# Extracted records:
○ ○ ○ ○ ○
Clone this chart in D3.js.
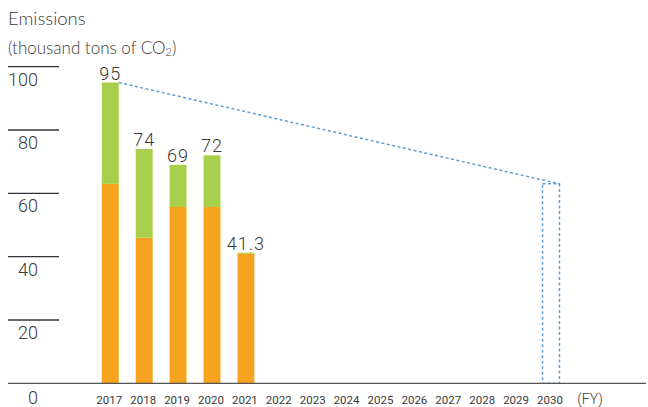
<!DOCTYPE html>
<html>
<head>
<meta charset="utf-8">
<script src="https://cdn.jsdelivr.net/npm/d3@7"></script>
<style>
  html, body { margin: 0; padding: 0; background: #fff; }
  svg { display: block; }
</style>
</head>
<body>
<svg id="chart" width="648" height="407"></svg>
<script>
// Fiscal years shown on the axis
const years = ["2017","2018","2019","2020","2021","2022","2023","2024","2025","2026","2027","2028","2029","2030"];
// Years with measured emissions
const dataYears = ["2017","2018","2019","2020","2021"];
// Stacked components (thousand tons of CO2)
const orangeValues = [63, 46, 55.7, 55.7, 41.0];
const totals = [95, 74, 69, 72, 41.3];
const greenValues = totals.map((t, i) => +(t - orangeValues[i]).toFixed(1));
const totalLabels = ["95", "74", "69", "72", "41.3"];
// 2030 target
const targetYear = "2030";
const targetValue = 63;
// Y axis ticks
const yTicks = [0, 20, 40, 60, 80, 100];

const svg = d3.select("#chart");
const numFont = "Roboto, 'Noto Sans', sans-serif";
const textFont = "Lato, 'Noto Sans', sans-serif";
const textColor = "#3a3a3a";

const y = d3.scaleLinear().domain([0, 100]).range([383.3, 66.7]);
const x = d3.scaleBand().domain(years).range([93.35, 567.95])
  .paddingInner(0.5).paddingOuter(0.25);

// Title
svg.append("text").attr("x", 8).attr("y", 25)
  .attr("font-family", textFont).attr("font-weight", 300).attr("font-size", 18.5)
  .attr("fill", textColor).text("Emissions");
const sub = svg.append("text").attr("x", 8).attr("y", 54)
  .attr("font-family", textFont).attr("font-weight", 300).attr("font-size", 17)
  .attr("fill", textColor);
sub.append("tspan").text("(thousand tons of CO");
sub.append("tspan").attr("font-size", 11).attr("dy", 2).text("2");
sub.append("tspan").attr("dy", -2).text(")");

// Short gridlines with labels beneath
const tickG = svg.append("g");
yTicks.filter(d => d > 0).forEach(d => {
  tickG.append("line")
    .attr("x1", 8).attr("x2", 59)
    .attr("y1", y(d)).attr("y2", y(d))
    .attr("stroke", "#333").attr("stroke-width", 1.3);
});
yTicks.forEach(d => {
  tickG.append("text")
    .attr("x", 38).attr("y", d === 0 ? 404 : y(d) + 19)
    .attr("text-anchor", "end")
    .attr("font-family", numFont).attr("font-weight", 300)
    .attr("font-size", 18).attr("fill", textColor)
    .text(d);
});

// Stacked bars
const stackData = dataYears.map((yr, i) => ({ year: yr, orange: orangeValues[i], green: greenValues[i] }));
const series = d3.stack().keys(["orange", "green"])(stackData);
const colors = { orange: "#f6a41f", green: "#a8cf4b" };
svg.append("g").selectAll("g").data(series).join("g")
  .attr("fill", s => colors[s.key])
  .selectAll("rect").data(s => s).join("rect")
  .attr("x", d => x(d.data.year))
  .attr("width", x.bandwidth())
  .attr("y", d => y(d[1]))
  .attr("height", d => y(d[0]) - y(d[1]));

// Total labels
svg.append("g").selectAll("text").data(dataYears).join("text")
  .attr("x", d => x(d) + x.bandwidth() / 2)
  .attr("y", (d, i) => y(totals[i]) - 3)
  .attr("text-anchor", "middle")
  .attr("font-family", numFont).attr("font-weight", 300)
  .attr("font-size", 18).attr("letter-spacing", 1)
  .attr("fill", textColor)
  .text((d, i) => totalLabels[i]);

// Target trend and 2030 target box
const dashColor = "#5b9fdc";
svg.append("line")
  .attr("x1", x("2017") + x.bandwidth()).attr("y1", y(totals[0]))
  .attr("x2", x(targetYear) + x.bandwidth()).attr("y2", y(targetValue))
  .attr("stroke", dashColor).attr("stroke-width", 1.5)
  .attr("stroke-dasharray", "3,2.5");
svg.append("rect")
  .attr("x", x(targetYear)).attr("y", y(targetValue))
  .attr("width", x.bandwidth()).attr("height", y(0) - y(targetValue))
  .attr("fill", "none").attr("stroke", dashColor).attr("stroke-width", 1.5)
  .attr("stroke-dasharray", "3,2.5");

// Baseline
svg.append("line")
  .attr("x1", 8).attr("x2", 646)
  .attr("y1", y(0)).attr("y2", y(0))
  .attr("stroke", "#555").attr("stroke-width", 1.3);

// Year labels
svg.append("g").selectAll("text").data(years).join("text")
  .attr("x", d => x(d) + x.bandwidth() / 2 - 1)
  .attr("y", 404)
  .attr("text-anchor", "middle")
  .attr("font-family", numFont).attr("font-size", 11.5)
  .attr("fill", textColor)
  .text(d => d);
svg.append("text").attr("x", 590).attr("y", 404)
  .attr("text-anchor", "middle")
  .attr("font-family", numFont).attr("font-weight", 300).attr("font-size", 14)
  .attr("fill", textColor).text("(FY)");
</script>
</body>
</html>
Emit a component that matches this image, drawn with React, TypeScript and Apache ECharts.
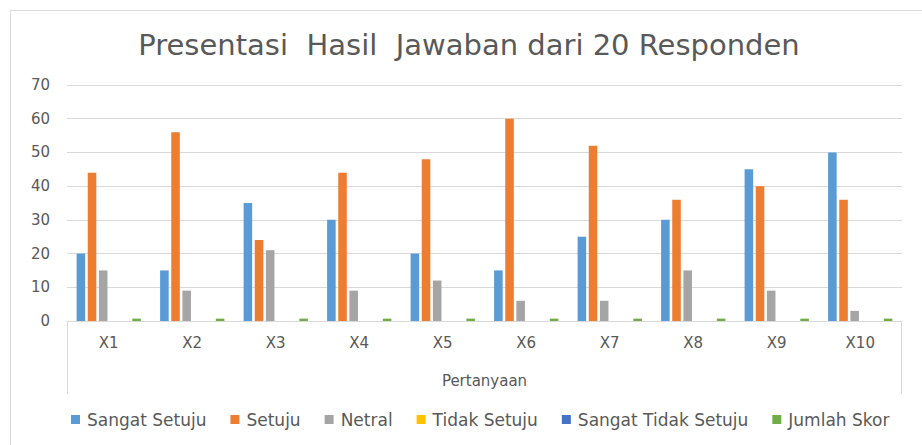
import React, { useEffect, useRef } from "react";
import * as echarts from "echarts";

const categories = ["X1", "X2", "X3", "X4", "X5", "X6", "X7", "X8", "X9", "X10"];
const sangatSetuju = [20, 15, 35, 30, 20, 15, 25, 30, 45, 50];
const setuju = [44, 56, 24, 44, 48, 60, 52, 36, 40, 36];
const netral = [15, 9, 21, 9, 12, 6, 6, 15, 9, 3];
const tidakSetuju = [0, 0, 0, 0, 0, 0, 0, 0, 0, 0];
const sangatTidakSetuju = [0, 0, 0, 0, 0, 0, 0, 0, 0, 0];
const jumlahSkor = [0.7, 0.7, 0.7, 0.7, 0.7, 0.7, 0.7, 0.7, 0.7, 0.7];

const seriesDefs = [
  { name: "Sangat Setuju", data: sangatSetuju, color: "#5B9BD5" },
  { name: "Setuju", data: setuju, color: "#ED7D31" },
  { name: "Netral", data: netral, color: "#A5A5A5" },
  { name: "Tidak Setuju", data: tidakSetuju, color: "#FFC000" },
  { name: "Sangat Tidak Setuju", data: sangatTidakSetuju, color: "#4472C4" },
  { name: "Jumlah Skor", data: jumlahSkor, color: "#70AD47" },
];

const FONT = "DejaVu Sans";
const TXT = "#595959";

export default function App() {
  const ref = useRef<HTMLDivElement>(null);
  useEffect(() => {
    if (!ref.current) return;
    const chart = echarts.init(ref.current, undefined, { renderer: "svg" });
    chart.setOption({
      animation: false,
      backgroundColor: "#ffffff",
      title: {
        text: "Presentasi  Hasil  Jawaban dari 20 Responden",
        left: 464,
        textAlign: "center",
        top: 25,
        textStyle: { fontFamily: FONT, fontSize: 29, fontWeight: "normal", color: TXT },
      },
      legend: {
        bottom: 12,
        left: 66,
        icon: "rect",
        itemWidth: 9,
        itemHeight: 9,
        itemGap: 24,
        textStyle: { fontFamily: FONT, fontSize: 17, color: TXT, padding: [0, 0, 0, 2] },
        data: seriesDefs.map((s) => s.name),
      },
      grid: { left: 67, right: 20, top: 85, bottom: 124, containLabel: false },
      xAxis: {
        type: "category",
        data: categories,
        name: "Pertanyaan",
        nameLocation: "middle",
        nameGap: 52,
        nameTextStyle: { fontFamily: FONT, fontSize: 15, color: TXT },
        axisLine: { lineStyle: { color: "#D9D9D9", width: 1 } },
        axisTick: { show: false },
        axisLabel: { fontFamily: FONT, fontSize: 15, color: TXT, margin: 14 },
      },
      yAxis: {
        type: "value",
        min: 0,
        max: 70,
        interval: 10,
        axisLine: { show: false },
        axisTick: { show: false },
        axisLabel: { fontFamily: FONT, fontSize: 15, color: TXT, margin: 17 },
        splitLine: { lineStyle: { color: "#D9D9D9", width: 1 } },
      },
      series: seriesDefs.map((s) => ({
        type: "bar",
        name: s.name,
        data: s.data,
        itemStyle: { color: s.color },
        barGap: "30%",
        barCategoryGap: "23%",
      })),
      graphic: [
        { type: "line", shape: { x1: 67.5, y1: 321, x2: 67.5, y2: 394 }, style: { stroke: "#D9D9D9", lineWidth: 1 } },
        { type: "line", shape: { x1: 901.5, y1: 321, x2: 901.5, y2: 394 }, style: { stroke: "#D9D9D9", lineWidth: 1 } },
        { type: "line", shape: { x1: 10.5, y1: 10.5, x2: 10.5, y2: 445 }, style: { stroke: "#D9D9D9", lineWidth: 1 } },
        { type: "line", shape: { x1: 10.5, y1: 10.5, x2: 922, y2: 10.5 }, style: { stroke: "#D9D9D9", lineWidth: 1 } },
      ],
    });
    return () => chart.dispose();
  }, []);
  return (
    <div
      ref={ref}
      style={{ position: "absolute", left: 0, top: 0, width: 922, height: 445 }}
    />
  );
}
○ ○ ○ ○ ○
# PROBLEM DETAILS:
Exactly as they stand, quote the lines beginning with the one that contains "Emit a component" and ending with the one that contains "import * as", with no pictures.

# ANSWER TO THE EXERCISE:
Emit a component that matches this image, drawn with React, TypeScript and Apache ECharts.
import React, { useEffect, useRef } from "react";
import * as echarts from "echarts";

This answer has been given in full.